La producción de la autora suele dividirse en dos partes. En la primera, que abarca desde la aparición de Pequeño teatro (1943) hasta La torre vigía (1971), domina el realismo de tono lírico y abunda en historias cotidianas donde igualmente hay espacio para lo dramático. La segunda se inicia a principios de los años noventa –tras casi veinte años de silencio debido a una depresión profunda– y se caracteriza por la irrupción de lo fabuloso y lo imaginario. En ella, y como buque insignia, aparece Olvidado Rey Gudú (1996), una historia neocaballeresca que, según Ana María, fue el libro de su vida.

El realismo da aquí paso a lo fantástico, aunque la novela se lee como una alegoría de la realidad inmediata. Después vio la luz Aranmanoth, una fábula también ambientada en el Medievo que refleja el deseo de sus protagonistas de viajar al sur, un lugar mágico con ribetes míticos. A esta le siguieron Paraíso inhabitado (2008), sobre un mundo infantil recreado, y Demonios familiares (2014), una obra póstuma e inacabada que recrea el regreso a la casa de la infancia.

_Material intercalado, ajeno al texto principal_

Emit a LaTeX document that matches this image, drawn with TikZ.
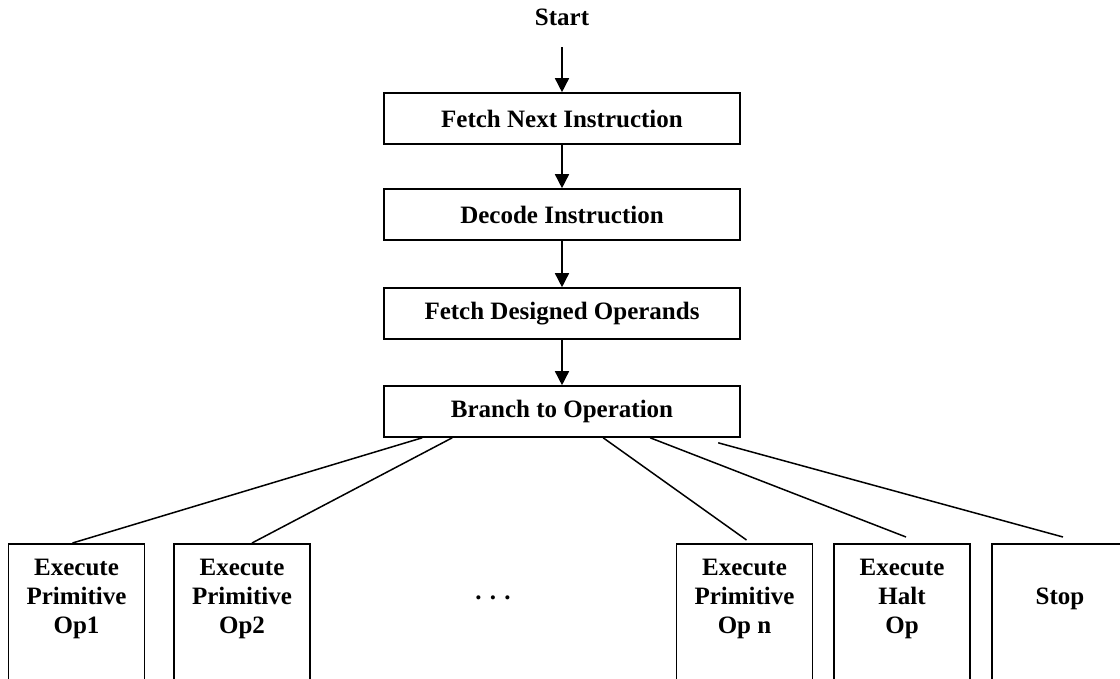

Matute, además, compuso un número importante de relatos y de obras infantojuveniles.
En el apartado de los premios, la escritora consiguió los más importantes. En los años 1948 y 1949 quedó semifinalista del Nadal con Los Abel y Luciérnagas respectivamente (esta última sufrió censura editorial y se publicó revisada en 1955 con el título En esta tierra; Ana María, que nunca aceptó los cambios impuestos, volvió a editar el texto original en 1993).
Todavía en la primera etapa de su producción, logró el Café Gijón de 1952 con Fiesta al noroeste, el Planeta de 1954 con Pequeño teatro, el Premio de la Crítica de 1958 con Los hijos muertos, el Nacional de Literatura al año siguiente con la misma novela, el Nadal con Primera memoria en 1960 y el Fastenrath con Los soldados lloran de noche en 1964. Como colofón a toda su trayectoria, en 2007 se le concedió el Premio Nacional de las Letras y en 2010 el Cervantes. Desde 1998 Ana María Matute (y en esto se distingue de Carmen Martín Gaite, que no aceptó esa distinción) fue miembro de la Real Academia Española, institución en la que ocupó el sillón K hasta su muerte en 2014.